An exact copy of all the data is required, with pictures left out.

Data extract
• • •

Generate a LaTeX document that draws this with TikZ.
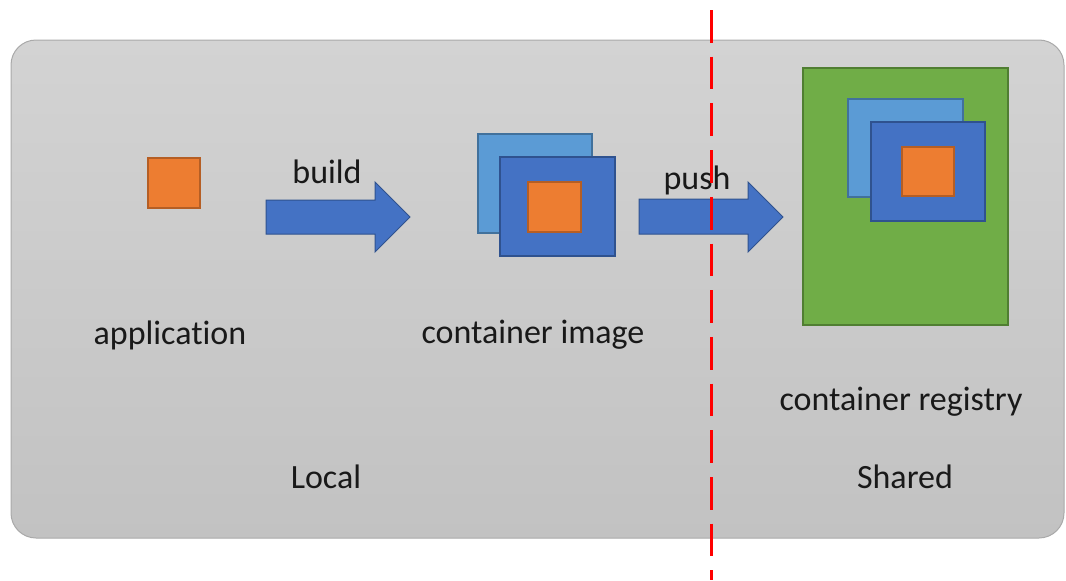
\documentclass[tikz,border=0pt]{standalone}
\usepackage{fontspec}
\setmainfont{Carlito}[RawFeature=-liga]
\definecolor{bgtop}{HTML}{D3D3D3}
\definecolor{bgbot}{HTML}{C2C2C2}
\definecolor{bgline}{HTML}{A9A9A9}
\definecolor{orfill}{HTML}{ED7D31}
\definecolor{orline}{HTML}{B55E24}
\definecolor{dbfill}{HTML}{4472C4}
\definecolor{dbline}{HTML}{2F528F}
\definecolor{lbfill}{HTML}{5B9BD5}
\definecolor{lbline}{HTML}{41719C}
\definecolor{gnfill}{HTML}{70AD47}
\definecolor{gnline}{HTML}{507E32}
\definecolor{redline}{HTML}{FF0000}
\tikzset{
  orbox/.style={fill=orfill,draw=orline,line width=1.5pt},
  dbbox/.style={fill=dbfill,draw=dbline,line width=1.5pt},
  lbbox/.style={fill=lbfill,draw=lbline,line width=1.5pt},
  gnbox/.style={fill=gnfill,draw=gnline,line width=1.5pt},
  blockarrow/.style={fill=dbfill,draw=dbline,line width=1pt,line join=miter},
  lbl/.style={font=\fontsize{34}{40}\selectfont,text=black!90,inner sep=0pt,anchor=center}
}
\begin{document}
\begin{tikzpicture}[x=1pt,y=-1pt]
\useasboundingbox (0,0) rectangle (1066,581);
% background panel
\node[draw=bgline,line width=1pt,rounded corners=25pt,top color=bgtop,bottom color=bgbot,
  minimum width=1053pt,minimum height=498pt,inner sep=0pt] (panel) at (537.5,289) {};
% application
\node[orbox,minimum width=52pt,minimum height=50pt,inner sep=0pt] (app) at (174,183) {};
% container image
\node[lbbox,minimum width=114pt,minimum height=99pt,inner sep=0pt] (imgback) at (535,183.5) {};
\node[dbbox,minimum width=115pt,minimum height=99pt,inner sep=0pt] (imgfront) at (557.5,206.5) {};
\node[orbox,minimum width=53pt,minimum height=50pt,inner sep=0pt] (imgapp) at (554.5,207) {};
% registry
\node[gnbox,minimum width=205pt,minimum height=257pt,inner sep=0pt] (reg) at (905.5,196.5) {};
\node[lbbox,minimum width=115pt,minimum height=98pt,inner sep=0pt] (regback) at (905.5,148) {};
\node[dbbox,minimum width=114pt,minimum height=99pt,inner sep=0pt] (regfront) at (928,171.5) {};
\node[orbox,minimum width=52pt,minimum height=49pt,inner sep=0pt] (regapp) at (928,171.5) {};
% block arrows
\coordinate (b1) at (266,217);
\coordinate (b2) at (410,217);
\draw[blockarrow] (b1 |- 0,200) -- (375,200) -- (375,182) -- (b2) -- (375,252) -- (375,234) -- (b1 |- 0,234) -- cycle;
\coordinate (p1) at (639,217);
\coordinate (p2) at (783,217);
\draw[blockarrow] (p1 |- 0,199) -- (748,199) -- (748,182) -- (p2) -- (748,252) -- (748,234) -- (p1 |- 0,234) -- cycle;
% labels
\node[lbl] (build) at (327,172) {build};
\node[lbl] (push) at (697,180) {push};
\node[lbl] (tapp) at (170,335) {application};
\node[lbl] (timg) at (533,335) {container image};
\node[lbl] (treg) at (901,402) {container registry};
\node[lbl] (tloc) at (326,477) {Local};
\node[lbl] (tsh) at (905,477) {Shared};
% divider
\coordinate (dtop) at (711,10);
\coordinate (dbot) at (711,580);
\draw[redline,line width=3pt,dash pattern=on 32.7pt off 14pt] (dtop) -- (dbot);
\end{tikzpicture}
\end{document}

• • •

Result
Generate a LaTeX document that draws this with TikZ.
\documentclass[tikz,border=0pt]{standalone}
\usepackage{fontspec}
\setmainfont{Carlito}[RawFeature=-liga]
\definecolor{bgtop}{HTML}{D3D3D3}
\definecolor{bgbot}{HTML}{C2C2C2}
\definecolor{bgline}{HTML}{A9A9A9}
\definecolor{orfill}{HTML}{ED7D31}
\definecolor{orline}{HTML}{B55E24}
\definecolor{dbfill}{HTML}{4472C4}
\definecolor{dbline}{HTML}{2F528F}
\definecolor{lbfill}{HTML}{5B9BD5}
\definecolor{lbline}{HTML}{41719C}
\definecolor{gnfill}{HTML}{70AD47}
\definecolor{gnline}{HTML}{507E32}
\definecolor{redline}{HTML}{FF0000}
\tikzset{
  orbox/.style={fill=orfill,draw=orline,line width=1.5pt},
  dbbox/.style={fill=dbfill,draw=dbline,line width=1.5pt},
  lbbox/.style={fill=lbfill,draw=lbline,line width=1.5pt},
  gnbox/.style={fill=gnfill,draw=gnline,line width=1.5pt},
  blockarrow/.style={fill=dbfill,draw=dbline,line width=1pt,line join=miter},
  lbl/.style={font=\fontsize{34}{40}\selectfont,text=black!90,inner sep=0pt,anchor=center}
}
\begin{document}
\begin{tikzpicture}[x=1pt,y=-1pt]
\useasboundingbox (0,0) rectangle (1066,581);
% background panel
\node[draw=bgline,line width=1pt,rounded corners=25pt,top color=bgtop,bottom color=bgbot,
  minimum width=1053pt,minimum height=498pt,inner sep=0pt] (panel) at (537.5,289) {};
% application
\node[orbox,minimum width=52pt,minimum height=50pt,inner sep=0pt] (app) at (174,183) {};
% container image
\node[lbbox,minimum width=114pt,minimum height=99pt,inner sep=0pt] (imgback) at (535,183.5) {};
\node[dbbox,minimum width=115pt,minimum height=99pt,inner sep=0pt] (imgfront) at (557.5,206.5) {};
\node[orbox,minimum width=53pt,minimum height=50pt,inner sep=0pt] (imgapp) at (554.5,207) {};
% registry
\node[gnbox,minimum width=205pt,minimum height=257pt,inner sep=0pt] (reg) at (905.5,196.5) {};
\node[lbbox,minimum width=115pt,minimum height=98pt,inner sep=0pt] (regback) at (905.5,148) {};
\node[dbbox,minimum width=114pt,minimum height=99pt,inner sep=0pt] (regfront) at (928,171.5) {};
\node[orbox,minimum width=52pt,minimum height=49pt,inner sep=0pt] (regapp) at (928,171.5) {};
% block arrows
\coordinate (b1) at (266,217);
\coordinate (b2) at (410,217);
\draw[blockarrow] (b1 |- 0,200) -- (375,200) -- (375,182) -- (b2) -- (375,252) -- (375,234) -- (b1 |- 0,234) -- cycle;
\coordinate (p1) at (639,217);
\coordinate (p2) at (783,217);
\draw[blockarrow] (p1 |- 0,199) -- (748,199) -- (748,182) -- (p2) -- (748,252) -- (748,234) -- (p1 |- 0,234) -- cycle;
% labels
\node[lbl] (build) at (327,172) {build};
\node[lbl] (push) at (697,180) {push};
\node[lbl] (tapp) at (170,335) {application};
\node[lbl] (timg) at (533,335) {container image};
\node[lbl] (treg) at (901,402) {container registry};
\node[lbl] (tloc) at (326,477) {Local};
\node[lbl] (tsh) at (905,477) {Shared};
% divider
\coordinate (dtop) at (711,10);
\coordinate (dbot) at (711,580);
\draw[redline,line width=3pt,dash pattern=on 32.7pt off 14pt] (dtop) -- (dbot);
\end{tikzpicture}
\end{document}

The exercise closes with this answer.